Vandergriff is the “baby” of the group in age and experience. But he inherited Prock’s seat and is keen to renew his rivalry with his former Top Fuel nemesis—and beat him with the former so-called “Prock Rocket.”
Beckman, elevated from Force substitute to JFR leader, said he still, like DeJoria, has “pinch-me moments.” He said he has gotten to “spend time with the people that were 10 feet tall when I was a kid” and “ just when I think I have everything I’ve ever wished for, a bunch more cool things happen. I’m enjoying the ride thoroughly.”
Eventually, they’ll all become family to Force and to each other, maybe. But with no one named “Force” on the track for the first time, it’s just a different vibe—not less talented, by any means, but just different.
Who moved my cheese?
Reminiscent of Dr. Spencer Johnson’s 1998 book, Who Moved My Cheese, that’s aimed at the dynamics of adjusting to change, almost every NHRA team is facing new challenges and experimenting with new strategies and new personnel. And it will be fascinating to see how everything plays out this season. Drivers, crew chiefs, and sponsors are in unfamiliar places. So what does that all mean? Who knows yet?

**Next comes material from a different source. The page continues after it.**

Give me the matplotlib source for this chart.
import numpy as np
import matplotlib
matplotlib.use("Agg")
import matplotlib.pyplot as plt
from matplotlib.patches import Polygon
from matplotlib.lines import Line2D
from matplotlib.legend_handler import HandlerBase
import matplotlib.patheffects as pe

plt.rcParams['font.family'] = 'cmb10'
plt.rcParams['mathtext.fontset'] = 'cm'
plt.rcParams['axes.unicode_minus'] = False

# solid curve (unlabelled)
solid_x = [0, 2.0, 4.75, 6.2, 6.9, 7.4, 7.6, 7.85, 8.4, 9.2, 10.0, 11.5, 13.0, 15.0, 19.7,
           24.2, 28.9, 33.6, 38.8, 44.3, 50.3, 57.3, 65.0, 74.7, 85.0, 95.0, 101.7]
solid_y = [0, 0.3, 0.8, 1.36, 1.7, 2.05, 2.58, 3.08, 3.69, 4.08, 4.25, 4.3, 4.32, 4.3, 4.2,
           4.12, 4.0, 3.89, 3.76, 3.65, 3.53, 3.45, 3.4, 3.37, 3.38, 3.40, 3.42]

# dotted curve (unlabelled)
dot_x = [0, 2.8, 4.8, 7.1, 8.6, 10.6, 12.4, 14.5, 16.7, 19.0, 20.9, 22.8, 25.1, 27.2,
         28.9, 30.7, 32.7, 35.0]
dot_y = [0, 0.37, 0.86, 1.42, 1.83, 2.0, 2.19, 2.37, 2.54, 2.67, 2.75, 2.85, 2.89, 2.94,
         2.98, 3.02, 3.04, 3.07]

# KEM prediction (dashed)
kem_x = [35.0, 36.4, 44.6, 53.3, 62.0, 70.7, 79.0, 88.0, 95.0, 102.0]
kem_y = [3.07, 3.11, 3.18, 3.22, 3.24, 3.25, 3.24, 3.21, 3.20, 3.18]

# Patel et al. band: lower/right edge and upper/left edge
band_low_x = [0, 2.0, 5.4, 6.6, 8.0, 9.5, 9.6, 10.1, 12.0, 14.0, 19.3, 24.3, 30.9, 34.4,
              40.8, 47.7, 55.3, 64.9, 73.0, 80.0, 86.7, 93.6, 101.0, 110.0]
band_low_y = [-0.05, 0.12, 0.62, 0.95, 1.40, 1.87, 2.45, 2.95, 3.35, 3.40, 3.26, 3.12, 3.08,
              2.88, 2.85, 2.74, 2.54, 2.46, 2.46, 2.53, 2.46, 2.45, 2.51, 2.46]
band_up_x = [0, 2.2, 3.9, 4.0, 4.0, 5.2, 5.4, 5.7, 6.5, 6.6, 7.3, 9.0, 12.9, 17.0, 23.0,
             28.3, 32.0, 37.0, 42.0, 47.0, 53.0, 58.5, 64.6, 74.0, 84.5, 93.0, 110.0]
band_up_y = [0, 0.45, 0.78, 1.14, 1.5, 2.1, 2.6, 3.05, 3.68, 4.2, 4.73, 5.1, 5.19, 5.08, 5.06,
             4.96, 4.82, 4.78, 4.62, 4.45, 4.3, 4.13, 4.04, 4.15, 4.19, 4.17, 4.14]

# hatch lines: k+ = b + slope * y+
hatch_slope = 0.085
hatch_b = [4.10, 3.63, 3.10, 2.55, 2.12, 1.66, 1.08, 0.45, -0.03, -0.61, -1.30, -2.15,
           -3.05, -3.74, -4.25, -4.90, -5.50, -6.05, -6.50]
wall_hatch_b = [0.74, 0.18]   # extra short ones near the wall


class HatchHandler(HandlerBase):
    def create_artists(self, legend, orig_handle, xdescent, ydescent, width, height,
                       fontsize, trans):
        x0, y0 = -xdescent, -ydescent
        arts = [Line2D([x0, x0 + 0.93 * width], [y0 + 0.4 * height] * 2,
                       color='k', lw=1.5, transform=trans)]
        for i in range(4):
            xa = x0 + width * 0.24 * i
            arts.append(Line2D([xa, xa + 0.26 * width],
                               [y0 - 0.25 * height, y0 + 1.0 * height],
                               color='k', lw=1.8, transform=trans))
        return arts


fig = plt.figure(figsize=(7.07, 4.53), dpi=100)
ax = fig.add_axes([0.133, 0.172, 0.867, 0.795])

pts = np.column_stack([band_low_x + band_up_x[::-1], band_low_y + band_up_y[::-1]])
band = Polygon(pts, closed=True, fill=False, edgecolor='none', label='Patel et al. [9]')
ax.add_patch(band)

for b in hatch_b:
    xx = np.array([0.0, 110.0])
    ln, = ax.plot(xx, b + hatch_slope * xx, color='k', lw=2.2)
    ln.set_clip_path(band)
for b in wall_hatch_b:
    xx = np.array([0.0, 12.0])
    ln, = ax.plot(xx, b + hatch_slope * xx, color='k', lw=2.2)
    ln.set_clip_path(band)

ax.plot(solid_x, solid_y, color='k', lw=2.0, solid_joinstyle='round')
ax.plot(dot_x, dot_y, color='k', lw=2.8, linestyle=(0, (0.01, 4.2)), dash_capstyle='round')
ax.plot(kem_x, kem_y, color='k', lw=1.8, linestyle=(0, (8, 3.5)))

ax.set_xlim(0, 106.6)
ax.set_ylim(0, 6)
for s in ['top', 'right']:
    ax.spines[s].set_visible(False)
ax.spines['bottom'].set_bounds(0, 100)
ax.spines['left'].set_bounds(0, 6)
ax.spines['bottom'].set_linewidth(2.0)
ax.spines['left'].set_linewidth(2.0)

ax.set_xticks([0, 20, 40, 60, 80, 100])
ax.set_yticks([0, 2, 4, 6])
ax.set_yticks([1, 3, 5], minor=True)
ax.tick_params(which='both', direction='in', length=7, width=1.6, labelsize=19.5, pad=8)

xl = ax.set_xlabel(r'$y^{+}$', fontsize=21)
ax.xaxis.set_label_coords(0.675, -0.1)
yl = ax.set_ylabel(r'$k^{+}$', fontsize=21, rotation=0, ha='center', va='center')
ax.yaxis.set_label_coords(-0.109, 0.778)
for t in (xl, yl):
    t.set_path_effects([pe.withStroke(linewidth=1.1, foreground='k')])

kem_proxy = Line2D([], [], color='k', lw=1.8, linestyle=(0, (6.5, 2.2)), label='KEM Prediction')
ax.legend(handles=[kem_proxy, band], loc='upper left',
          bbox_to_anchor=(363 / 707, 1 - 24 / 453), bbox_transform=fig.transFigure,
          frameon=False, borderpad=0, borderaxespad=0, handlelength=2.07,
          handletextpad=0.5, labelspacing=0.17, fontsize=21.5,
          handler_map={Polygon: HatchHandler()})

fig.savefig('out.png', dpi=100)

Maddi Gordon leaves family race team for Ron Capps’ 12,000-horsepower dragster
The third-generation racer from Paso Robles, California, proved her skills both at servicing her family-owned Top Alcohol Funny Car and putting it in the winners circle. But the lure of a 12,000-horsepower dragster and a chance to learn the nuances of the sport from 76-time winner Ron Capps was too great to pass up.
“I’ve driven through the pro pits my whole life and have always admired how professional it looks, and to now be able to have my name on one of those banners and my face on one of those trailers is so cool,” she said. “There’s just so many things that are going to be a totally new experience for me this weekend. For example, I’ve never done driver intros, I’ve never raced E1 on a Sunday morning, so, it’s hard to pinpoint what all I’m looking forward to the most.” The bubbly 21-year-old should be fun to watch as she makes her debut.
Steve Torrence sitting this one out
Four-time Top Fuel champion Steve Torrence right now appears to prefer staying home in East Texas with his wife and two young daughters to criss-crossing the country, pursuing more victories and titles. He’s content, at least at the moment, with his 56 victories that have him fourth on the class’ all-time list (and just three behind No. 3 Doug Kalitta). If Torrence cared to chase records, he could tie the inactive icon Larry Dixon with six more trophies and challenge No. 2 Antron Brown (who has 65). Dad Billy Torrence is carrying the CAPCO banner all this season. Will Steve come back and join him? Only the CAPCO Boys know.
Will IHRA thrive? Will it have any impact on NHRA?
NHRA observers have been doing just that—observing—when it comes to a resurrected International Hot Rod Association. Ohio business tycoon Darryl Cuttell bought the once-thriving, once-threatening IHRA, then has proceeded to gobble up a variety of racing series and racetracks at an astonishingly rapid pace.
Racers have expressed appreciation for Cuttell providing more places to race and for treating them with respect. But the way the IHRA has hired strong people and dismissed them so quickly is giving people pause. Who knows what Cuttell’s end game is? He doesn’t make many public statements. But perhaps Shawn Reed summed up the consensus: “He spent lots of money. I think it’s great. I mean, I wish one day that the IHRA and NHRA can co-function and get along. That’d even be better. Hopefully they can just keep going full steam ahead.”